Nous vous invitons à adapter à vos besoins les différents éléments composant la grille. En fait, nous souhaitons que vous vous appropriiez le contenu de la grille afin qu’il reflète votre propre culture organisationnelle ou celle d’une autre organisation. Le milieu communautaire n’est pas homogène. Ce qui fait sa richesse, c’est sa grande diversité qui représente bien les citoyennes et citoyens qui s’y impliquent.

Une fois la grille d’analyse organisationnelle remplie, il est important, dans un premier temps, de tracer un portrait d’ensemble des principaux éléments qui ressortent tant sur le plan des forces que sur celui des faiblesses identifiées. Par exemple, la grille identifie une vie associative très présente et active, mais une gestion humaine des ressources quelque peu négligée, ou encore, un conseil d’administration omniprésent au sein de la gestion quotidienne et une direction générale davantage impliquée auprès des partenaires qu’auprès de l’équipe de travail. Ces deux exemples méritent une discussion de fond au sein du conseil d’administration et avec les membres de l’organisation afin d’évaluer les actions à poser selon la philosophie et la vision préconisée au sein de l’organisme.

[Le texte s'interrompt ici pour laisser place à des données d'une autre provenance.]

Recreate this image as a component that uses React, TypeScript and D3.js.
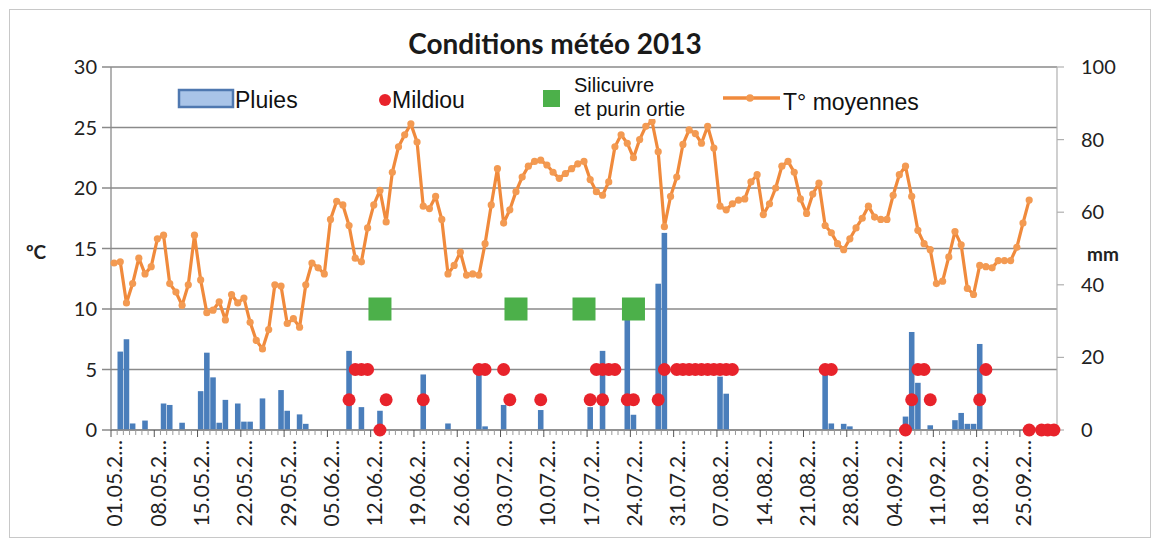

Cette discussion peut avoir lieu lors de la journée consacrée au bilan annuel afin d’inclure dans le plan d’action les moyens qui seront mis de l’avant pour améliorer les éléments retenus. Ou encore, un comité de travail peut être mis sur pied afin de proposer au conseil d’administration de se pencher sur certains éléments jugés importants par l’organisation.

La grille permet aussi de souligner les forces de l’organisation, lesquelles pourraient être mentionnées lors du bilan annuel et — pourquoi pas? — dans le rapport annuel d’activité. Souvent, les points à améliorer sont davantage mis de l’avant que les bons coups réalisés au cours de l’année.

Parfois, l’analyse de la grille soulève des perceptions différentes entre les groupes impliqués au sein de l’organisation. Un groupe peut évaluer que la vie associative occupe une place importante alors qu’un autre peut trouver que la vie associative n’est pas assez développée. Les deux points de vue ont leur importance et nous devons nous attarder sur les facteurs pouvant expliquer ces différences et évaluer s’il y a lieu de poser une action.

Enfin, il est important de souligner que le portrait qui se dégage de la grille n’est pas statique. C’est une photo prise à un moment donné au cours de la vie de l’organisation. Une seconde photo prise l’année suivante peut donner des résultats similaires ou différents selon l’évolution de l’organisation.

Conclusion

Dans un monde du travail axé sur la compétition et la performance et où la culture de la gestion est omniprésente, nous pouvons, si souhaité, rejeter tout ce qui touche le pouvoir managérial. De notre côté, comme directrice d’organismes communautaires, nous avons choisi de nous approprier les outils développés dans le monde de la gestion et de les adapter dans un langage qui rejoint les valeurs communautaires et selon une perspective favorisant la répartition du pouvoir et l’exercice de la citoyenneté. Notre pratique nous permet d’affirmer que ces outils facilitent nos actions collectives et favorisent une meilleure compréhension du langage de nos partenaires gouvernementaux, dont les bailleurs de fonds et les milieux institutionnels.